According to the latest figures released by Eurostat, there were 18.116 million unemployed people in November 2017 in the EU. Compared with November 2016, their number fell by 2.133 million.
The lowest unemployment rates in the EU were recorded in the Czech Republic (2,5 percent), Malta and Germany (both 3.6 percent). If the highest unemployment rates were observed in Greece (20.5 percent in September 2017) and Spain (16.7 percent), Greece is the EU country with the highest decrease (from 23.2 percent to 20.5 percent), followed by Portugal (from 10.5 percent to 8.2 percent), Croatia (from 12.5 percent to 10.4 percent), and Cyprus (from 13.1 percent to 11.0 percent).

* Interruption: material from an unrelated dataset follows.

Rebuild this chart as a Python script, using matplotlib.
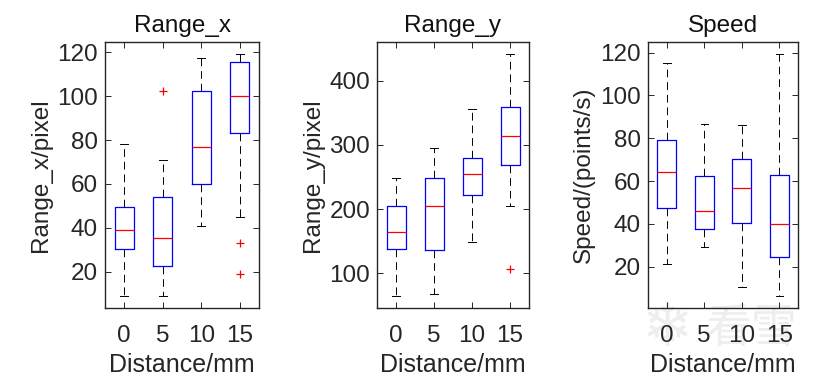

3.698 million under-25 people were unemployed in November 2017; a decrease of 2 percent from November 2016 to 16.2 percent.
The lowest rates were observed in the Czech Republic (5.0 percent) and Germany (6.6 percent), while the highest were recorded in Greece (39.5 percent in September 2017), Spain (37.9 percent) and Italy (32.7 percent).
Figures also show that when it comes to unemployment rate, the gender gap is not getting narrower. The overall number of unemployed women in the EU has progressively fallen, but the gap is slightly widening since mid-2015. It was 0.4 points in December 2017, in particular because of a higher rate in most of Southern Europe countries.